Riga Dev Days 2018 : The Journey Home

 

Cut to the end for the conference thank you messages if you can’t be bothered to read about my travel traumas. 🙂

It was a 04:30 start to get myself together, check out of the hotel and walk across to meet Chris and Ionut to share a taxi to the airport.

Chris used his magic credit card to sign us in as guests to business lounge for what was meant to be a quick pitstop. Pretty soon Chris and Ionut went to catch their planes, leaving me to wait another 3 hours for mine because it had been delayed. I think it’s a ripple effect from weather problems in the UK and Amsterdam…

I wasn’t so bothered about the delay to the first flight, because I’m in the business lounge, but I was concerned about the following flight, as I was due to leave on that before I was due to take off from Riga…

This post originally contained a really salty character assassination of the KLM staff on the transfer desk, but know I’m home I calmed down and revised it. During this trip I saw the best and worst of airport and KLM staff…

  • The KLM staff on the transfer desks in Schiphol were terrible. They thought they were helping, but because they didn’t understand customer service and basic queue management they failed terribly. Most people in the massive queues just required basic information. The most frequent question was, “Am I in the right queue?” Literally hundreds of people didn’t know this. All it took was for one member of staff to walk the queue every 10 minutes and explain what the queue was for and the vast majority of people would be fine, and many would have left the queue because they shouldn’t have been there.
  • Many of the Schiphol staff were hiding. Once I had sorted myself out I walked around the airport and noticed that most of the Schiphol staff were where the people weren’t. Of all days, this is when you need the staff to be helping, not hiding in groups away from the crowds.
  • I found one member of Schiphol staff who was really helpful, telling me to leave arrivals and come back in through departures as a “new passenger”. That saved me upwards of 2 hours of queuing. I only found him because I had to leave the queue because I needed the toilet.
  • Once I had a new ticket, for 6 hours later, I walked between departure gates for Birmingham flights looking to see if there were free seats. About 2+ hours before my scheduled departure I managed to sneak on to an earlier flight because someone didn’t turn up. Many thanks to the KLM guy that sorted this for me!
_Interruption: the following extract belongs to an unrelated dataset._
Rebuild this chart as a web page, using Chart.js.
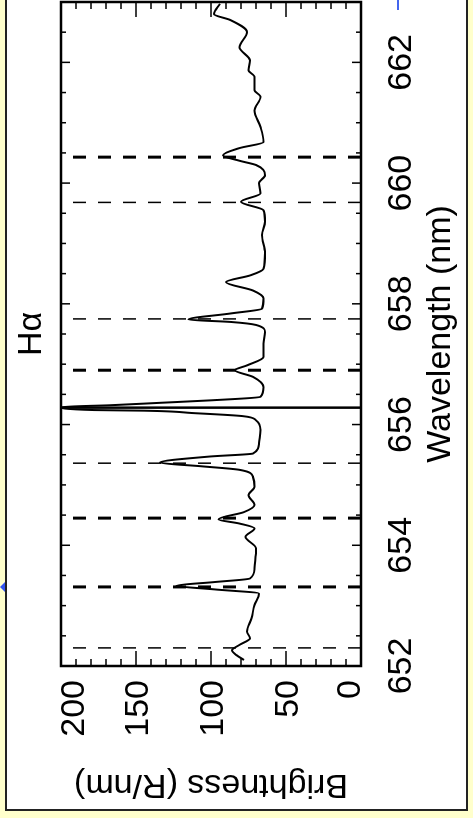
<!DOCTYPE html>
<html>
<head>
<meta charset="utf-8">
<script src="https://cdn.jsdelivr.net/npm/chart.js@4.4.1/dist/chart.umd.min.js"></script>
<style>
  html, body { margin: 0; padding: 0; }
  body { width: 473px; height: 818px; background: #ffffcc; position: relative; overflow: hidden; }
  #frame { position: absolute; left: 5px; top: -10px; width: 459px; height: 817px; border: 2px solid #222; background: #fff; }
  #wrap { position: absolute; left: 0; top: 818px; width: 818px; height: 473px; transform-origin: 0 0; transform: rotate(-90deg); }
  .blue1 { position: absolute; left: 397px; top: 0; width: 2px; height: 10px; background: #4466ee; }
  .blue2 { position: absolute; left: 0; top: 582px; width: 0; height: 0; border-top: 5px solid transparent; border-bottom: 5px solid transparent; border-right: 5px solid #3355ee; }
</style>
</head>
<body>
<div id="frame"></div>
<div class="blue1"></div>
<div class="blue2"></div>
<div id="wrap"><canvas id="spec" width="818" height="473"></canvas></div>
<script>
// spectrum
const wavelengths = [
  652.10, 652.18, 652.26, 652.35, 652.46, 652.57, 652.79, 653.01, 653.20, 653.27,
  653.33, 653.39, 653.45, 653.62, 653.95, 654.14, 654.28, 654.36, 654.43, 654.55,
  654.67, 654.83, 654.97, 655.13, 655.25, 655.31, 655.37, 655.47, 655.52, 655.69,
  655.91, 656.07, 656.14, 656.19, 656.23, 656.24, 656.29, 656.32, 656.36, 656.40,
  656.46, 656.62, 656.79, 656.90, 656.98, 657.12, 657.34, 657.53, 657.65, 657.70,
  657.74, 657.84, 657.92, 658.09, 658.22, 658.36, 658.47, 658.58, 658.84, 659.14,
  659.36, 659.55, 659.69, 659.83, 660.00, 660.13, 660.30, 660.37, 660.46, 660.58,
  660.68, 660.93, 661.20, 661.43, 661.54, 661.76, 661.87, 662.03, 662.25, 662.50,
  662.70, 662.80, 662.97
];
const brightness = [
  78, 83, 86, 81, 74, 76, 73, 71, 68, 98,
  123, 98, 74, 71, 70, 77, 71, 81, 95, 78,
  71, 75, 71, 72, 81, 107, 134, 101, 72, 68,
  67, 70, 79, 112, 145, 178, 200, 167, 134, 101,
  67, 65, 72, 84, 76, 65, 65, 64, 70, 87,
  115, 87, 66, 65, 72, 90, 74, 65, 64, 66,
  64, 65, 80, 67, 68, 64, 70, 81, 92, 81,
  65, 67, 71, 67, 71, 71, 75, 74, 81, 76,
  87, 98, 94
];

// marker lines
const thinLines = [652.30, 655.36, 657.75, 659.68];
const thickLines = [653.31, 654.45, 656.90, 660.43];
const halphaLine = [656.28];

const wavelengthTicks = [652, 654, 656, 658, 660, 662];
const brightnessTicks = [0, 50, 100, 150, 200];

const font = { family: "'Liberation Sans', Arial, sans-serif", size: 34, weight: 'normal' };

function markerSet(list, width, dash) {
  return list.map(w => ({
    data: [{ x: w, y: 0 }, { x: w, y: 200 }],
    showLine: true,
    borderColor: '#000',
    borderWidth: width,
    borderDash: dash,
    pointRadius: 0
  }));
}

const datasets = [
  ...markerSet(thinLines, 1.5, [13, 12]),
  ...markerSet(thickLines, 3, [13, 12]),
  ...markerSet(halphaLine, 2.5, []),
  {
    data: wavelengths.map((w, i) => ({ x: w, y: brightness[i] })),
    showLine: true,
    borderColor: '#000',
    borderWidth: 2,
    pointRadius: 0,
    cubicInterpolationMode: 'monotone'
  }
];

/* box and inward ticks, IDL style */
const idlBox = {
  id: 'idlBox',
  beforeDraw(chart) {
    // IDL keeps the end labels inside the axis range
    const items = chart.scales.y.getLabelItems();
    items.forEach(it => {
      if (it.label === '200') it.options.translation[1] += 11;
      if (it.label === '0') it.options.translation[1] -= 13;
    });
  },
  afterDatasetsDraw(chart) {
    const { ctx, chartArea: a, scales: { x, y } } = chart;
    ctx.save();
    ctx.strokeStyle = '#000';
    ctx.lineWidth = 1.5;
    ctx.beginPath();
    for (let w = 652; w <= 663.001; w += 0.5) {
      const px = x.getPixelForValue(w);
      const len = wavelengthTicks.includes(Math.round(w * 10) / 10) ? 9 : 5;
      ctx.moveTo(px, a.bottom); ctx.lineTo(px, a.bottom - len);
      ctx.moveTo(px, a.top); ctx.lineTo(px, a.top + len);
    }
    for (let b = 0; b <= 200; b += 10) {
      const py = y.getPixelForValue(b);
      const len = b % 50 === 0 ? 15 : 7;
      ctx.moveTo(a.left, py); ctx.lineTo(a.left + len, py);
      ctx.moveTo(a.right, py); ctx.lineTo(a.right - len, py);
    }
    ctx.stroke();
    ctx.lineWidth = 2.5;
    ctx.strokeRect(a.left, a.top, a.right - a.left, a.bottom - a.top);
    ctx.restore();
  }
};

new Chart(document.getElementById('spec'), {
  type: 'scatter',
  data: { datasets: datasets },
  options: {
    responsive: false,
    animation: false,
    layout: { padding: { left: 0, right: 2, top: 0, bottom: 0 } },
    plugins: {
      legend: { display: false },
      tooltip: { enabled: false },
      title: { display: false }
    },
    scales: {
      x: {
        type: 'linear',
        min: 652,
        max: 663,
        afterBuildTicks: s => { s.ticks = wavelengthTicks.map(v => ({ value: v })); },
        afterFit: s => { s.height = 112; },
        ticks: { color: '#000', font: font, padding: 20, maxRotation: 0, autoSkip: false },
        grid: { display: false, drawTicks: false },
        border: { display: false },
        title: {
          display: true,
          text: 'Wavelength (nm)',
          color: '#000',
          font: font,
          padding: { top: 0, bottom: 12 }
        }
      },
      top: {
        type: 'linear',
        axis: 'x',
        position: 'top',
        min: 652,
        max: 663,
        afterFit: s => { s.height = 61; },
        ticks: { display: false },
        grid: { display: false, drawTicks: false },
        border: { display: false },
        title: {
          display: true,
          text: 'Hα',
          color: '#000',
          font: font,
          padding: { top: 11, bottom: 0 }
        }
      },
      y: {
        type: 'linear',
        min: 0,
        max: 200,
        afterBuildTicks: s => { s.ticks = brightnessTicks.map(v => ({ value: v })); },
        afterFit: s => { s.width = 152; },
        ticks: { color: '#000', font: font, padding: 14, labelOffset: 3 },
        grid: { display: false, drawTicks: false },
        border: { display: false },
        title: {
          display: true,
          text: 'Brightness (R/nm)',
          color: '#000',
          font: font,
          padding: { top: 13, bottom: 0 }
        }
      }
    }
  },
  plugins: [idlBox]
});
</script>
</body>
</html>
If you are listening KLM/Schiphol, most people don’t expect miracles, especially during exceptional times like this. They just want basic information and queue management. Any busy system needs some form of triage in place!

Once on the flight we were greeted with the news that we might have to wait for 2 hours in the plane due to runway congestion. Luckily this turned out to be 15 minutes. At this point I didn’t really care as I was on a plane…

After the 50 minute flight I was back in a warm and sunny Birmingham, which was a little disconcerting. I was hoping it would be cool and wet. Having suffered in the heat of Riga, I really wanted to moan about the cold of home. 🙂

So the trip home was not the best!

Back to the conference and some of the usual thanks.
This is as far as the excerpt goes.